**Work required**
From the records below, please print only the lines from the one containing "Emit a web page" through the one containing "const yTicks = [0.0,0.5,1.0,1.5,2.0];", both included. Skip the pictures.

**Material**
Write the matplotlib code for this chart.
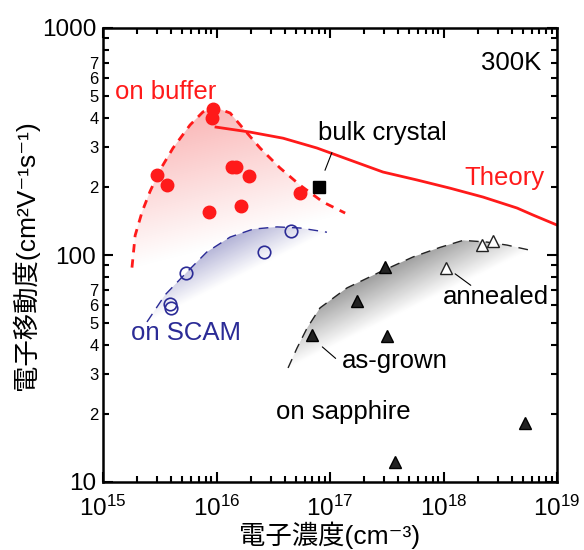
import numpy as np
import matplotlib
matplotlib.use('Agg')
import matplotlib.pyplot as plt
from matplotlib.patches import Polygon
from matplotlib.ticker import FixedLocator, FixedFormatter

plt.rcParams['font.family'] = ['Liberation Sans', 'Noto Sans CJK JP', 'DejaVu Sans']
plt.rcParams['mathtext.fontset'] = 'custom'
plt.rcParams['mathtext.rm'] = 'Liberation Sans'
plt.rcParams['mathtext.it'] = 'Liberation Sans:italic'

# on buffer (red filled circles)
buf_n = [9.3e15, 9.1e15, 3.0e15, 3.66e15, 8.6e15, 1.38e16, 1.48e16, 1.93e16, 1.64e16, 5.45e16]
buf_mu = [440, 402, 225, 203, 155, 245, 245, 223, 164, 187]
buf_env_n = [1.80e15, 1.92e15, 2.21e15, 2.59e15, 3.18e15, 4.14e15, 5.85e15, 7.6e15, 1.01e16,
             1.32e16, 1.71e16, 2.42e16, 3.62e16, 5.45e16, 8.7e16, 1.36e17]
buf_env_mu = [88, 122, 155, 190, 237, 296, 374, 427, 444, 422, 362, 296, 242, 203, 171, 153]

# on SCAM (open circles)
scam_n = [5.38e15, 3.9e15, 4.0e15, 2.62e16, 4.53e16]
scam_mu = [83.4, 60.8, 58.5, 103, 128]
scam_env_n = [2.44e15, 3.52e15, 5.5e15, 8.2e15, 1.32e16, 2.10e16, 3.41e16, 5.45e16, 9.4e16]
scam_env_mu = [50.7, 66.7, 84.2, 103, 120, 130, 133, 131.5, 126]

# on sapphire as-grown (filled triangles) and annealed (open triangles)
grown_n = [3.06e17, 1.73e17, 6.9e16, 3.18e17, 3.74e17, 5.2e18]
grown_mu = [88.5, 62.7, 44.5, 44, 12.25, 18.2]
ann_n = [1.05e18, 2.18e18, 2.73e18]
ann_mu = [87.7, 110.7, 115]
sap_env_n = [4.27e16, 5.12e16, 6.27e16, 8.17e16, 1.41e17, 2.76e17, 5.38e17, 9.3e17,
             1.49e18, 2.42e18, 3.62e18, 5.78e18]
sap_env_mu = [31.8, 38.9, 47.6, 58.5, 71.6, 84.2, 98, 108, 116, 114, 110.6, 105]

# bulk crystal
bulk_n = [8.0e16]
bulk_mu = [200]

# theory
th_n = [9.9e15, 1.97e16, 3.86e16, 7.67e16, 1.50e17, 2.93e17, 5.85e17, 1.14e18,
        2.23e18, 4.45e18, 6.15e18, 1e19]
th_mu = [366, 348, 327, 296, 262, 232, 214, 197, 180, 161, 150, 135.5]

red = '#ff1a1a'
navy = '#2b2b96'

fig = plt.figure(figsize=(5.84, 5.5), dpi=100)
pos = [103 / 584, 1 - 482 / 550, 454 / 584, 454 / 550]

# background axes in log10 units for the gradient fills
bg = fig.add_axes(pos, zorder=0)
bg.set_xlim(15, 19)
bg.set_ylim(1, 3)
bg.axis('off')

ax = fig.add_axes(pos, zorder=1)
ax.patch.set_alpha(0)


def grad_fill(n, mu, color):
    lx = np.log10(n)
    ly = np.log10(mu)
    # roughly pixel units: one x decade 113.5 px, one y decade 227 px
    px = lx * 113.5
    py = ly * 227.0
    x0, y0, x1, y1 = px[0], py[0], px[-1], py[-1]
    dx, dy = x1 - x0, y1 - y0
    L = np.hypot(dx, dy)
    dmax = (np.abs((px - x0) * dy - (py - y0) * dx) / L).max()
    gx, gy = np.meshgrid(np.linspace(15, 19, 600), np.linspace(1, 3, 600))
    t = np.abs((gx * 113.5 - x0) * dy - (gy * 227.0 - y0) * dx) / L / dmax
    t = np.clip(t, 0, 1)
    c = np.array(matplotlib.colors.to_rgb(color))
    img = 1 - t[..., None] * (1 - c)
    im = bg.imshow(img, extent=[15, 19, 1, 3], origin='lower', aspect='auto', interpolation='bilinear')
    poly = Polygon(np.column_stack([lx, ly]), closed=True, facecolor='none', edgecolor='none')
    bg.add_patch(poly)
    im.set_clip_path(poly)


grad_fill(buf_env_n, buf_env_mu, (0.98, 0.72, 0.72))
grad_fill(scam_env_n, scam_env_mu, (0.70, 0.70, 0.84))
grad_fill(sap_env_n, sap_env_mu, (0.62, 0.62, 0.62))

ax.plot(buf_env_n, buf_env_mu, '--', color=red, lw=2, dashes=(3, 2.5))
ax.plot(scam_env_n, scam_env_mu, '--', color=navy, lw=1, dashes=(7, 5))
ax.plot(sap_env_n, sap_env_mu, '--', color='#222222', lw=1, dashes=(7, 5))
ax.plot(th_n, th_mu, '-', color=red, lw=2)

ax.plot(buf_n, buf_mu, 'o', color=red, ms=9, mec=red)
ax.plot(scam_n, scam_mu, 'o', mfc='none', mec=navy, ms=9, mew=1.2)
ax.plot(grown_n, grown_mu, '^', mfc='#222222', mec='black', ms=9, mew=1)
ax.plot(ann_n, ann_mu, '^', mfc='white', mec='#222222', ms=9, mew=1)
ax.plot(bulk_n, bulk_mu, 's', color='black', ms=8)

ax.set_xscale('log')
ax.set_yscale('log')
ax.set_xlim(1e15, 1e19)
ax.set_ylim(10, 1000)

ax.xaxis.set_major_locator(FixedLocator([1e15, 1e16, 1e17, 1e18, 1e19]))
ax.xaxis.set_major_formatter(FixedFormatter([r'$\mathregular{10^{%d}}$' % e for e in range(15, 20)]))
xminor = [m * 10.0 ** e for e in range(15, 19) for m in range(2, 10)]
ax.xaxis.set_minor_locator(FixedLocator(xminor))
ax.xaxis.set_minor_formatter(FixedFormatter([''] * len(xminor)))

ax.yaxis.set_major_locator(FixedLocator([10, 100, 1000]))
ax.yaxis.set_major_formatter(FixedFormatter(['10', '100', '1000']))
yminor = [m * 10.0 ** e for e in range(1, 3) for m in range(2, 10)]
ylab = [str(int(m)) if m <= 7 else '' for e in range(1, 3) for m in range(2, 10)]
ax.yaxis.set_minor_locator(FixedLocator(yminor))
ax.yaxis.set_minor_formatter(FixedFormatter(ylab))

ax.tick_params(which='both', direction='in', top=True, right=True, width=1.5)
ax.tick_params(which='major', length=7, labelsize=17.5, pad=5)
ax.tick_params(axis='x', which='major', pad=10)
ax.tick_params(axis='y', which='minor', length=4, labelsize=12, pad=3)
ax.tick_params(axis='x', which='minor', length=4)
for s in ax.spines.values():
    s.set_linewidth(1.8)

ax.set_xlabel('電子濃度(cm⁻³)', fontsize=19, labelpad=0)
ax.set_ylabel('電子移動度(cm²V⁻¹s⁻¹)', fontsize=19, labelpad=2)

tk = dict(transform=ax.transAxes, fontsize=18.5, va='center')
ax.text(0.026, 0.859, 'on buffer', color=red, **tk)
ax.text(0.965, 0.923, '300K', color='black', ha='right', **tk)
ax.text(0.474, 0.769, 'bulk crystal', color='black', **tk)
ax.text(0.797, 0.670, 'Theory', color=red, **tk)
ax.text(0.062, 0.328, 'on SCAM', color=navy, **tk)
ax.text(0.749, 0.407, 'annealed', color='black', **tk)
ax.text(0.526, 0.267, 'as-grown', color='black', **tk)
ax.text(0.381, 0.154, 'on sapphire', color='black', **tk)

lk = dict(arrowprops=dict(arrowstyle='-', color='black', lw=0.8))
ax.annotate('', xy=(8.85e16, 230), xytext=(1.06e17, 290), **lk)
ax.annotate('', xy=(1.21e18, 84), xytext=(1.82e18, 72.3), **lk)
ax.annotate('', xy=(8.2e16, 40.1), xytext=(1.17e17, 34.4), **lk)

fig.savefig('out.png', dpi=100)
==
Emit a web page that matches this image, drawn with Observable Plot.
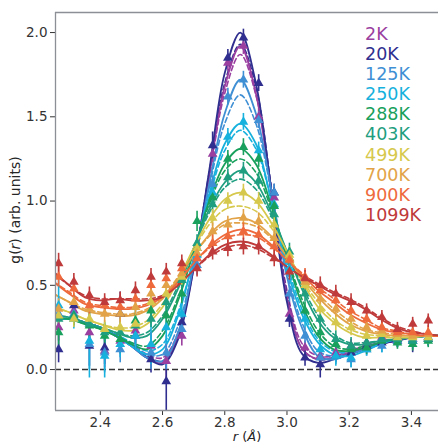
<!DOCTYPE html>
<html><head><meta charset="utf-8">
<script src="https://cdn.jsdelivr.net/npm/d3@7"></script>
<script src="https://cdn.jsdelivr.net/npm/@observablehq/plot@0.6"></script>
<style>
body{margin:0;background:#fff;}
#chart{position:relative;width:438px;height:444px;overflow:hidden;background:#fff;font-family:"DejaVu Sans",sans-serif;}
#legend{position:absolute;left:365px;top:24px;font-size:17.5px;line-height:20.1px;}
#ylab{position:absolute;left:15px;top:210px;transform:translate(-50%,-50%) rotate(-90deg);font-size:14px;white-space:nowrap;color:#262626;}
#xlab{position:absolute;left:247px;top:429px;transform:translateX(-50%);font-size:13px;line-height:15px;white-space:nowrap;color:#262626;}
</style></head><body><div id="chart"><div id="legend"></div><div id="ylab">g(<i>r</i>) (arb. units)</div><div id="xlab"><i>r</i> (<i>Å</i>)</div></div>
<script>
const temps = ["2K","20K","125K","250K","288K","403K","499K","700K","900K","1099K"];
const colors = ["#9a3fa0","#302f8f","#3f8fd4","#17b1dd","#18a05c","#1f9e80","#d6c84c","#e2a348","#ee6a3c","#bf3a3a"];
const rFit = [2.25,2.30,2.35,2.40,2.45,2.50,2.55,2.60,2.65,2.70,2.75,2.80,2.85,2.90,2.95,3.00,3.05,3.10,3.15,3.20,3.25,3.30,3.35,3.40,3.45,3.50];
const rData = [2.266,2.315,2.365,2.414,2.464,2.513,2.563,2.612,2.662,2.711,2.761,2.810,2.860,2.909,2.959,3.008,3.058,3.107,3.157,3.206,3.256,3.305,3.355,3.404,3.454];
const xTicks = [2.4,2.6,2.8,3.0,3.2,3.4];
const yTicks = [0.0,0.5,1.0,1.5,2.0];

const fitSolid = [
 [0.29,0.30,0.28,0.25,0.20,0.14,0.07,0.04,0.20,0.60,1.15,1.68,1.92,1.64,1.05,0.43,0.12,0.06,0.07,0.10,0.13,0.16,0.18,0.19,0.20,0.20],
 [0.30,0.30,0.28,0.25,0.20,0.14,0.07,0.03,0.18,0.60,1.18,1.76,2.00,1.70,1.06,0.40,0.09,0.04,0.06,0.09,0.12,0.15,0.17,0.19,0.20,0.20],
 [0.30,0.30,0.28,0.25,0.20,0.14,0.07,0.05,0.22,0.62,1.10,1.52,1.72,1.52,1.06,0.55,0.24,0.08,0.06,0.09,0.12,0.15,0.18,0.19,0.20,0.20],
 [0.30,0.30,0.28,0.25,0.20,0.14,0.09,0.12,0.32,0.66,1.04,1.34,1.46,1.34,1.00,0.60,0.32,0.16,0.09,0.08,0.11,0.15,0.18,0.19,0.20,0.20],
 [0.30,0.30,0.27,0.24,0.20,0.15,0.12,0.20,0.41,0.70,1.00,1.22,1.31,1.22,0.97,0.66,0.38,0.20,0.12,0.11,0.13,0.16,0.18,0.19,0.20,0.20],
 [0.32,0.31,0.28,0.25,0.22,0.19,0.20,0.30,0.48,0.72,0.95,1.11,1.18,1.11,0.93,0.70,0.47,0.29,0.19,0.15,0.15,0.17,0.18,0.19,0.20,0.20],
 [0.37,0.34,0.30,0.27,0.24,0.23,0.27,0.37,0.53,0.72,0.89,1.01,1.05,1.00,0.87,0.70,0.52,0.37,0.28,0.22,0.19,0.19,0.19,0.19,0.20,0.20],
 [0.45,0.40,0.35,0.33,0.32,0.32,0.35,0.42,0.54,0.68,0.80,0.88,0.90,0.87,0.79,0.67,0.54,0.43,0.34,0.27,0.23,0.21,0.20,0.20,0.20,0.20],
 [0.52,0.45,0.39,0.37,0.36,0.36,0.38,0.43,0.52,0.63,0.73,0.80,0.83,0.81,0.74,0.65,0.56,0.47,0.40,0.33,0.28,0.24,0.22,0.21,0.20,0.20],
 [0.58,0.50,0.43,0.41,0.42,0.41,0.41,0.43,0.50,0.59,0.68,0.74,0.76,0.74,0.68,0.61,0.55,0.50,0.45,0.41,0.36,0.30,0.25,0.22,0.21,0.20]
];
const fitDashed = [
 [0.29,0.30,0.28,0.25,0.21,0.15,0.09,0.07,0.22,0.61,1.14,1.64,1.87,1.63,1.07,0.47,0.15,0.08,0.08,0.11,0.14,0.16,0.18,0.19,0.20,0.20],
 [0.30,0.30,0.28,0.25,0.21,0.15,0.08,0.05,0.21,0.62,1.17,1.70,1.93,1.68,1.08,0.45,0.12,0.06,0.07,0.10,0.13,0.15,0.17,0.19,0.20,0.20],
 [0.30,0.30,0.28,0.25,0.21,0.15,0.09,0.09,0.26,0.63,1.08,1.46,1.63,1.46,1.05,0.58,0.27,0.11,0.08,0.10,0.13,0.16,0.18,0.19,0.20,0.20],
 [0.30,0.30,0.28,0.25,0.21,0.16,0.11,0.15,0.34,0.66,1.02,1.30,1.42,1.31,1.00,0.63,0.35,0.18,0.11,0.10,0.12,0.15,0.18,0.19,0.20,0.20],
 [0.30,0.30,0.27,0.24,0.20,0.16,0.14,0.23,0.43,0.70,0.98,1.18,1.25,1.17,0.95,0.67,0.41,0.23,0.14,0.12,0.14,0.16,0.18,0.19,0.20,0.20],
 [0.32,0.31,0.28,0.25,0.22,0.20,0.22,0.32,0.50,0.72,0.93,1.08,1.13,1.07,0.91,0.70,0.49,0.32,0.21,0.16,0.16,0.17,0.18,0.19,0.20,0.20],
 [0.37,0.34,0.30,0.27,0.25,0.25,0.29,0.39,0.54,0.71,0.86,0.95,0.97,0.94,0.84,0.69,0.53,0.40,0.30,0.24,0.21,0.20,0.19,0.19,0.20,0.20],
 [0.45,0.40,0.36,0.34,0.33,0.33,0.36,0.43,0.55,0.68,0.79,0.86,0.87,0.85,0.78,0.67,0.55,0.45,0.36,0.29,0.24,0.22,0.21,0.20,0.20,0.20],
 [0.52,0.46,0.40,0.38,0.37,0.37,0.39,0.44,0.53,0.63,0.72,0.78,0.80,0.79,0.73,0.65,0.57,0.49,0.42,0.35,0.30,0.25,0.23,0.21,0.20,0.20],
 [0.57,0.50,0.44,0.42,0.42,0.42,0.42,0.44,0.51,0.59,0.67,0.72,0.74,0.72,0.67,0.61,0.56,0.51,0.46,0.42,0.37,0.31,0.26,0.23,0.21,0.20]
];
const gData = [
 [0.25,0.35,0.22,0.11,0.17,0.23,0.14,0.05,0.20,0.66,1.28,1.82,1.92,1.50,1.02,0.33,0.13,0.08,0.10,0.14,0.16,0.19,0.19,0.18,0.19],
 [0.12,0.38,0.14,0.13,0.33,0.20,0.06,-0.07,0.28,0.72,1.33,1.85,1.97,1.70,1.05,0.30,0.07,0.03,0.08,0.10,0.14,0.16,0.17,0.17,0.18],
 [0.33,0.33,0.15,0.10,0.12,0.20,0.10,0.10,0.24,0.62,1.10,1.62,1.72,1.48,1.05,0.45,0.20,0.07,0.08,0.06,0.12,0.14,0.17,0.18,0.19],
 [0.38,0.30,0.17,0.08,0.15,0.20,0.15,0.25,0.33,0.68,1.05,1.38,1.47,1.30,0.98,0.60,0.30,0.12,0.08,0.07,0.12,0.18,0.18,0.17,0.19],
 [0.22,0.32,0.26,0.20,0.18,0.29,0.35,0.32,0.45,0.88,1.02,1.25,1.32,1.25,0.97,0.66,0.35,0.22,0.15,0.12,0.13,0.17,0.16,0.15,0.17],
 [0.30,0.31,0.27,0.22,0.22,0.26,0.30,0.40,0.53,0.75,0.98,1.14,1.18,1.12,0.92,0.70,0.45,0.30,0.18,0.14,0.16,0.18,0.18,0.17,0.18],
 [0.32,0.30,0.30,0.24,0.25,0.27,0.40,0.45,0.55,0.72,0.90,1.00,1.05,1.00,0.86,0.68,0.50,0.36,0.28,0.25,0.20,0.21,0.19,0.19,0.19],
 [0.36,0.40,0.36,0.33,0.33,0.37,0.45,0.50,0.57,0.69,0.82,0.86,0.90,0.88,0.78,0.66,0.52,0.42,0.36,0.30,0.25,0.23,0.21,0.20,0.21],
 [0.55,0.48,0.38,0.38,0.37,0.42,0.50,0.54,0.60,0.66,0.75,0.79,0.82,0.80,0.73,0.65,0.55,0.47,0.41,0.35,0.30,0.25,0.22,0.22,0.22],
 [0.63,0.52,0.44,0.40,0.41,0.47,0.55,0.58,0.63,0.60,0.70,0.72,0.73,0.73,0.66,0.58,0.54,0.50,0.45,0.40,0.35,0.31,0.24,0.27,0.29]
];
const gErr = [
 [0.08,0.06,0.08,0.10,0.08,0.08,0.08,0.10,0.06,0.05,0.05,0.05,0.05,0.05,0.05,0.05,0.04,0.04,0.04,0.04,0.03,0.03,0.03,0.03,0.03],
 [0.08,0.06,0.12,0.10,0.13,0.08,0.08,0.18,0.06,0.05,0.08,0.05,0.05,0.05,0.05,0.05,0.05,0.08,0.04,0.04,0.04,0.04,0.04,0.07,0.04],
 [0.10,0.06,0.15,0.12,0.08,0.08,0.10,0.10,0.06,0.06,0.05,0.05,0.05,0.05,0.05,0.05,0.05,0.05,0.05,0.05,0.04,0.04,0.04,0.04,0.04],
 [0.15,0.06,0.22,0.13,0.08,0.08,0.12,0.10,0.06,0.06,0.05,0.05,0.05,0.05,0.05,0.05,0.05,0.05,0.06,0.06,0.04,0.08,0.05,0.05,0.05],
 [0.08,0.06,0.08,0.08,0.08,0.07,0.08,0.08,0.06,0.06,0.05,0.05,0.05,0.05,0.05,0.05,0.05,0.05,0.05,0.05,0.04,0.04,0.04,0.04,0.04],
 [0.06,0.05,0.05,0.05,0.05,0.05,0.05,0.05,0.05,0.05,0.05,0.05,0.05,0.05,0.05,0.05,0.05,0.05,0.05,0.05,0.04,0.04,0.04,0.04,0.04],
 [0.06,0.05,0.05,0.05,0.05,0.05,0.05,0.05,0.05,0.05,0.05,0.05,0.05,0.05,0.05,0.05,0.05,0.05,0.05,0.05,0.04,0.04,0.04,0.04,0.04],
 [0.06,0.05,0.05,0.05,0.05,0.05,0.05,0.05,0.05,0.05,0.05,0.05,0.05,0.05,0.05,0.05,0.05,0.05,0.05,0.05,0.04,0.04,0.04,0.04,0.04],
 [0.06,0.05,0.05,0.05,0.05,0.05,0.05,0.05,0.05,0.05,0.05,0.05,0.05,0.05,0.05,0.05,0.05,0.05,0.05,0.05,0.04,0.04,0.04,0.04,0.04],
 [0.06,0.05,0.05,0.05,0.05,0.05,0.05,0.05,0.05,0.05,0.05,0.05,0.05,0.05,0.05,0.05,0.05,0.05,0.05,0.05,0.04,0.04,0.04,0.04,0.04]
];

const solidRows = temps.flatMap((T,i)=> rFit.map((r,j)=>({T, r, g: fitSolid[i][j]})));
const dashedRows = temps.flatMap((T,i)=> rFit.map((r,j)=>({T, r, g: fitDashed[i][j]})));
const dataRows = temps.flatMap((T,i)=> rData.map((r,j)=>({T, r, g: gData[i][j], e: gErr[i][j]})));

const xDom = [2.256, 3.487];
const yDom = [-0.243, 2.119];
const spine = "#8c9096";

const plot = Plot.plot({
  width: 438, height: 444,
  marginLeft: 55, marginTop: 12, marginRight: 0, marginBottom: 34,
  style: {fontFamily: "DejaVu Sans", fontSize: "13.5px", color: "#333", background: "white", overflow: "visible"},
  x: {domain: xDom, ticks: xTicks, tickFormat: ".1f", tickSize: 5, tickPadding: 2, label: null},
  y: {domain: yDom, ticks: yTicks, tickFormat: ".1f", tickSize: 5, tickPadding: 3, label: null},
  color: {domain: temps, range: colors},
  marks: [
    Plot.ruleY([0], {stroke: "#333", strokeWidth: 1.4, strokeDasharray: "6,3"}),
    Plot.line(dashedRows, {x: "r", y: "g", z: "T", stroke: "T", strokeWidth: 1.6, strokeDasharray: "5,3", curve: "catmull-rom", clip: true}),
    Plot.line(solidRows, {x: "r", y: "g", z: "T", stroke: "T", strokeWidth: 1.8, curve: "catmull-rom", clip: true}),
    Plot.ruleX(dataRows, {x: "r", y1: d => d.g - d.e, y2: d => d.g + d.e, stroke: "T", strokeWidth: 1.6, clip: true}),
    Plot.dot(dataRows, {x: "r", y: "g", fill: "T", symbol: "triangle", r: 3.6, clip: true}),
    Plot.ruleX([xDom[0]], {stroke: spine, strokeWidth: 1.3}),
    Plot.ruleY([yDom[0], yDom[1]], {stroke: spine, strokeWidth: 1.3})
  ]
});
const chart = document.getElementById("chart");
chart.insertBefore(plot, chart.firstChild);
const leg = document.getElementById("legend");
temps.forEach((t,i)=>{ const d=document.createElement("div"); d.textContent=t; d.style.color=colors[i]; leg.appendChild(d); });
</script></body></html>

**Answer to this task**
Emit a web page that matches this image, drawn with Observable Plot.
<!DOCTYPE html>
<html><head><meta charset="utf-8">
<script src="https://cdn.jsdelivr.net/npm/d3@7"></script>
<script src="https://cdn.jsdelivr.net/npm/@observablehq/plot@0.6"></script>
<style>
body{margin:0;background:#fff;}
#chart{position:relative;width:438px;height:444px;overflow:hidden;background:#fff;font-family:"DejaVu Sans",sans-serif;}
#legend{position:absolute;left:365px;top:24px;font-size:17.5px;line-height:20.1px;}
#ylab{position:absolute;left:15px;top:210px;transform:translate(-50%,-50%) rotate(-90deg);font-size:14px;white-space:nowrap;color:#262626;}
#xlab{position:absolute;left:247px;top:429px;transform:translateX(-50%);font-size:13px;line-height:15px;white-space:nowrap;color:#262626;}
</style></head><body><div id="chart"><div id="legend"></div><div id="ylab">g(<i>r</i>) (arb. units)</div><div id="xlab"><i>r</i> (<i>Å</i>)</div></div>
<script>
const temps = ["2K","20K","125K","250K","288K","403K","499K","700K","900K","1099K"];
const colors = ["#9a3fa0","#302f8f","#3f8fd4","#17b1dd","#18a05c","#1f9e80","#d6c84c","#e2a348","#ee6a3c","#bf3a3a"];
const rFit = [2.25,2.30,2.35,2.40,2.45,2.50,2.55,2.60,2.65,2.70,2.75,2.80,2.85,2.90,2.95,3.00,3.05,3.10,3.15,3.20,3.25,3.30,3.35,3.40,3.45,3.50];
const rData = [2.266,2.315,2.365,2.414,2.464,2.513,2.563,2.612,2.662,2.711,2.761,2.810,2.860,2.909,2.959,3.008,3.058,3.107,3.157,3.206,3.256,3.305,3.355,3.404,3.454];
const xTicks = [2.4,2.6,2.8,3.0,3.2,3.4];
const yTicks = [0.0,0.5,1.0,1.5,2.0];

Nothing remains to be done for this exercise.